Rose knew that the words were harsh, but she was furious with the situation and he was the only one here to blame besides herself. Some nonsense about hurting the ones you love the most flashed briefly through Rose's mind, but her anger quickly buried it. The Doctor couldn't bring himself to protest her words, because he agreed with them himself. He had never seen himself worthy as being in Rose Tyler's company after all of the ill deeds that he had done throughout his life. So he just stared back at her with solemn eyes.
"I'll be seeing you, Doctor," Rose said briskly as she backed further away from the Doctor.
Before he could fully comprehend what was happening, golden tendrils of time burst forth from within Rose, lapping at her skin like the burning caress of flames.
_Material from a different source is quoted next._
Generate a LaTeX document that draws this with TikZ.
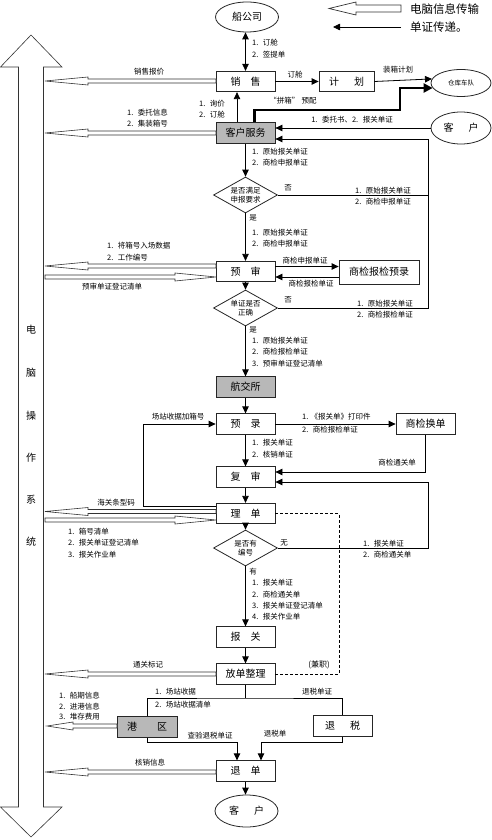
\documentclass[tikz,border=0pt]{standalone}
\usepackage{fontspec}
\setmainfont{Noto Sans CJK SC}
\usetikzlibrary{arrows.meta,shapes.geometric,calc}
\newcommand\hollowL[4]{% tip x, tail x, y, head length
 \draw[hol] (#1,#3) -- (#1+#4,#3-4) -- (#1+#4,#3-2) -- (#2,#3-2) -- (#2,#3+2) -- (#1+#4,#3+2) -- (#1+#4,#3+4) -- cycle;}
\newcommand\hollowR[4]{% tail x, tip x, y, head length
 \draw[hol] (#2,#3) -- (#2-#4,#3-4) -- (#2-#4,#3-2) -- (#1,#3-2) -- (#1,#3+2) -- (#2-#4,#3+2) -- (#2-#4,#3+4) -- cycle;}
\begin{document}
\begin{tikzpicture}[x=1pt,y=-1pt,
  box/.style={draw=black!85, line width=0.8pt, minimum width=59pt, minimum height=20.5pt, inner sep=0pt, font=\fontsize{10}{11}\selectfont},
  gbox/.style={box, fill=black!28},
  oval/.style={draw=black!85, line width=0.8pt, ellipse, inner sep=0pt, font=\fontsize{10}{11}\selectfont},
  dia/.style={draw=black!85, line width=0.8pt, diamond, aspect=1.8, minimum width=64pt, minimum height=36pt, inner sep=0pt, align=center, font=\fontsize{7.5}{9}\selectfont},
  lbl/.style={inner sep=0pt, font=\fontsize{7.5}{11.3}\selectfont, align=left},
  arr/.style={line width=0.8pt, -{Triangle[length=7pt,width=6.5pt]}},
  ln/.style={line width=0.8pt},
  hol/.style={draw=black!80, line width=0.6pt, fill=white},
  sys/.style={inner sep=0pt, font=\fontsize{10}{10}\selectfont},
]
\useasboundingbox (0,0) rectangle (492,840);
\fill[white] (0,0) rectangle (492,840);

% big system arrow
\draw[hol] (31,35) -- (62,67) -- (43.5,67) -- (43.5,807) -- (62,807) -- (31,837) -- (0.5,807) -- (18.5,807) -- (18.5,67) -- (0.5,67) -- cycle;
\node[sys] (s1) at (31,330) {电};
\node[sys] (s2) at (31,373) {脑};
\node[sys] (s3) at (31,416) {操};
\node[sys] (s4) at (31,458) {作};
\node[sys] (s5) at (31,500) {系};
\node[sys] (s6) at (31,542) {统};

% legend
\draw[hol, line width=0.7pt] (329,8.5) -- (356,2) -- (356,5) -- (401,5) -- (401,12) -- (356,12) -- (356,15) -- cycle;
\node[anchor=west, inner sep=0pt, font=\fontsize{11.5}{12}\selectfont] (lg1) at (410,9) {电脑信息传输};
\coordinate (lg2a) at (401,27);
\coordinate (lg2b) at (333,27);
\draw[arr] (lg2a) -- (lg2b);
\node[anchor=west, inner sep=0pt, font=\fontsize{11.5}{12}\selectfont] (lg2) at (410,27) {单证传递。};

% nodes
\node[oval, minimum width=63pt, minimum height=30pt] (ship) at (247,17) {船公司};
\node[box] (sales) at (245.5,81.5) {销\hspace{1em}售};
\node[box, minimum width=55pt] (plan) at (346.5,81.5) {计\hspace{1.5em}划};
\node[oval, minimum width=60pt, minimum height=27pt, font=\fontsize{6.5}{7}\selectfont] (wh) at (461,83) {仓库车队};
\node[gbox] (cs) at (245.5,133) {客户服务};
\node[oval, minimum width=60pt, minimum height=32pt] (c1) at (461,128) {客\hspace{1.5em}户};
\node[dia] (d1) at (245.5,195) {是否满足\\申报要求};
\node[box] (pre) at (245.5,271.5) {预\hspace{1em}审};
\node[box, minimum width=80pt, minimum height=24pt] (sj) at (379,272) {商检报检预录};
\node[dia] (d2) at (245.5,308) {单证是否\\正确};
\node[gbox] (hjs) at (245.5,387) {航交所};
\node[box] (yl) at (245.5,424) {预\hspace{1em}录};
\node[box] (sh) at (425.5,424) {商检换单};
\node[box] (fs) at (245.5,477) {复\hspace{1em}审};
\node[box] (ld) at (245.5,513.5) {理\hspace{1em}单};
\node[dia] (d3) at (245.5,548) {是否有\\编号};
\node[box] (bg) at (245.5,637) {报\hspace{1em}关};
\node[box] (fd) at (245.5,674) {放单整理};
\node[gbox, minimum width=60pt] (gq) at (147,727) {港\hspace{2em}区};
\node[box] (ts) at (342.5,726) {退\hspace{1.5em}税};
\node[box] (td) at (245.5,771) {退\hspace{1em}单};
\node[oval, minimum width=63pt, minimum height=32pt] (c2) at (246.5,811) {客\hspace{1.5em}户};

% top connectors
\draw[line width=0.8pt, {Triangle[length=7pt,width=6.5pt]}-{Triangle[length=7pt,width=6.5pt]}] (ship.south -| sales.north) -- (sales.north);
\node[lbl, anchor=west] at (252,48.5) {1.\hspace{0.6em}订舱\\2.\hspace{0.6em}签提单};
\draw[arr] ([xshift=-8.5pt]cs.north) -- ([xshift=-8.5pt]sales.south);
\node[lbl, anchor=west] at (199,109) {1.\hspace{0.6em}询价\\2.\hspace{0.6em}订舱};
\draw[arr] (sales) -- (plan);
\node[lbl] at (295,75) {订舱};
\draw[arr] (plan.east) -- (wh.172);
\node[lbl] at (398,70) {装箱计划};
\coordinate (p1) at (400,110);
\draw[line width=2.2pt, -{Triangle[length=9pt,width=9pt]}] ([xshift=9pt]cs.north) |- (p1) |- (wh.190);
\node[lbl] at (293,101) {“拼箱”\hspace{0.3em}预配};
\draw[arr] (c1.west) -- (c1.west -| cs.east);
\node[lbl] at (352,120) {1.\hspace{0.6em}委托书、2.\hspace{0.6em}报关单证};
\coordinate (r1) at (428,139);
\coordinate (r2) at (428,308);
\draw[arr] (d2.east) -- (r2) -- (r1) -- (r1 -| cs.east);
\draw[ln] (d1.east) -- (d1.east -| r1);

% down the main column
\draw[arr] (cs.south) -- (d1.north);
\node[lbl, anchor=west] at (252,157.5) {1.\hspace{0.6em}原始报关单证\\2.\hspace{0.6em}商检申报单证};
\node[lbl] at (288,188) {否};
\node[lbl, anchor=west] at (355,196.5) {1.\hspace{0.6em}原始报关单证\\2.\hspace{0.6em}商检申报单证};
\node[lbl] at (253,218) {是};
\draw[arr] (d1.south) -- (pre.north);
\node[lbl, anchor=west] at (252,238) {1.\hspace{0.6em}原始报关单证\\2.\hspace{0.6em}商检申报单证};
\draw[arr] ([yshift=5pt]pre.east) -- ([yshift=5pt]pre.east -| sj.west);
\draw[arr] ([yshift=-5.5pt]pre.east -| sj.west) -- ([yshift=-5.5pt]pre.east);
\node[lbl] at (305,261) {商检申报单证};
\node[lbl] at (311,284) {商检报检单证};
\draw[arr] (pre.south) -- (d2.north);
\node[lbl] at (288,300) {否};
\node[lbl, anchor=west] at (357,309) {1.\hspace{0.6em}原始报关单证\\2.\hspace{0.6em}商检报检单证};
\node[lbl] at (253,330) {是};
\draw[arr] (d2.south) -- (hjs.north);
\node[lbl, anchor=west] at (252,352) {1.\hspace{0.6em}原始报关单证\\2.\hspace{0.6em}商检报检单证\\3.\hspace{0.6em}预审单证登记清单};
\draw[arr] (hjs.south) -- (yl.north);
\draw[arr] (yl.east) -- (sh.west);
\node[lbl, anchor=west] at (302,416.5) {1.\hspace{0.3em}《报关单》打印件};
\node[lbl, anchor=west] at (302,430) {2.\hspace{0.6em}商检报检单证};
\draw[arr] (sh.south) |- ([yshift=5pt]fs.east);
\node[lbl] at (397,463) {商检通关单};
\coordinate (r3) at (428,482);
\coordinate (r4) at (428,548);
\draw[arr] (d3.east) -- (r4) -- (r3) -- (r3 -| fs.east);
\node[lbl] at (284,543) {无};
\node[lbl, anchor=west] at (363,549) {1.\hspace{0.6em}报关单证\\2.\hspace{0.6em}商检通关单};
\draw[arr] (yl.south) -- (fs.north);
\node[lbl, anchor=west] at (252,448.5) {1.\hspace{0.6em}报关单证\\2.\hspace{0.6em}核销单证};
\draw[arr] (fs.south) -- (ld.north);
\coordinate (lp) at (143,424);
\draw[arr] ([yshift=7.5pt]ld.west) -| (lp) -- (yl.west);
\node[lbl] at (178,417) {场站收据加箱号};
\coordinate (dz) at (339,600);
\draw[ln, dash pattern=on 3pt off 2pt] (ld.east) -| (dz) |- (fd.east);
\node[lbl, font=\fontsize{8}{9}\selectfont] at (319,665) {(兼职)};
\draw[arr] (ld.south) -- (d3.north);
\node[lbl] at (253,572) {有};
\draw[arr] (d3.south) -- (bg.north);
\node[lbl, anchor=west] at (252,600) {1.\hspace{0.6em}报关单证\\2.\hspace{0.6em}商检通关单\\3.\hspace{0.6em}报关单证登记清单\\4.\hspace{0.6em}报关作业单};
\draw[arr] (bg.south) -- (fd.north);

% bottom part
\coordinate (fj) at (245.5,698);
\draw[ln] (fd.south) -- (fj);
\draw[ln] (gq.north) |- (fj) -| (ts.north);
\node[lbl, anchor=west] at (155,692) {1.\hspace{0.6em}场站收据};
\node[lbl, anchor=west] at (155,704.5) {2.\hspace{0.6em}场站收据清单};
\node[lbl] at (317,692) {退税单证};
\coordinate (gt) at (237,742);
\draw[arr] (gq.south) |- (gt) -- (gt |- td.north);
\node[lbl] at (210,736) {查验退税单证};
\coordinate (tt) at (261,742);
\draw[arr] (ts.south) |- (tt) -- (tt |- td.north);
\node[lbl] at (275,734) {退税单};
\draw[arr] (td.south) -- (td.south |- c2.north);

% hollow (computer) arrows
\hollowL{45}{216}{81}{43}
\node[lbl] at (149,72) {销售报价};
\hollowL{45}{216}{133}{43}
\node[lbl, anchor=west] at (127,118) {1.\hspace{0.6em}委托信息\\2.\hspace{0.6em}集装箱号};
\hollowL{45}{216}{266}{43}
\node[lbl, anchor=west] at (107,251.5) {1.\hspace{0.6em}将箱号入场数据\\2.\hspace{0.6em}工作编号};
\hollowR{45}{216}{277}{41}
\node[lbl] at (112,287) {预审单证登记清单};
\hollowL{45}{216}{511.5}{43}
\node[lbl] at (116,503) {海关条型码};
\hollowR{45}{216}{520}{41}
\node[lbl, anchor=west] at (68,543) {1.\hspace{0.6em}箱号清单\\2.\hspace{0.6em}报关单证登记清单\\3.\hspace{0.6em}报关作业单};
\hollowL{45}{216}{674}{43}
\node[lbl] at (148,665) {通关标记};
\hollowL{47}{117}{726}{26}
\node[lbl, anchor=west, font=\fontsize{7.5}{10.6}\selectfont] at (59,706.5) {1.\hspace{0.6em}船期信息\\2.\hspace{0.6em}进港信息\\3.\hspace{0.6em}堆存费用};
\hollowL{45}{216}{772}{43}
\node[lbl] at (150,763) {核销信息};
\end{tikzpicture}
\end{document}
Right before his eyes, her entire form split apart into tiny particles that mingled with the golden fire, before even that faded into nothing. And just like that, Rose Tyler was gone again.
The Doctor let out a sharp breath as the reality of what had just happened hit him hard in the chest. His fantastic Rose Tyler had been through so much in the span of a few days. She lost his other self, the metacrisis that had elected to stay with her in Pete's World. She fought the Daleks and won, permanently became the not-quite-human Bad Wolf – a goddess of Time. Then, she propelled herself through the void and into his TARDIS, leaving her family and life behind only to find a new Doctor, and new TARDIS to boot. And now, she had disintegrated herself, hopefully to reappear elsewhere in time and space.
Rose's last words rang throughout the Doctor's mind as he struggled to come back to his senses. I'll be seeing you, Doctor.
Not a final goodbye then, he thought with a glimmer of hope.
"Well, then!" The Doctor clapped his hands together as a small smile spread across his face. "Not if I see you first!"
The Doctor slammed a fist down on the console, did a little spin, and excitedly pulled down the main lever. The TARDIS shot out of the vortex, dematerializing somewhere in time and space.
Elsewhere in the universe, a golden glow manifested out of seemingly thin air, followed by the stumbling form of a young, blonde-haired woman within it. As the gold faded from around her, she examined her surroundings with a mild curiosity. She may have just been through hell and back again, but there was now a whole wide universe at her disposal. A new start, however unwanted it may be. After a moment, Rose nodded to herself with determination, picked a direction at random, and took off running, starting this new beginning in the best way that she knew how.
This chapter of Rose's life may have concluded, but her story is far from over.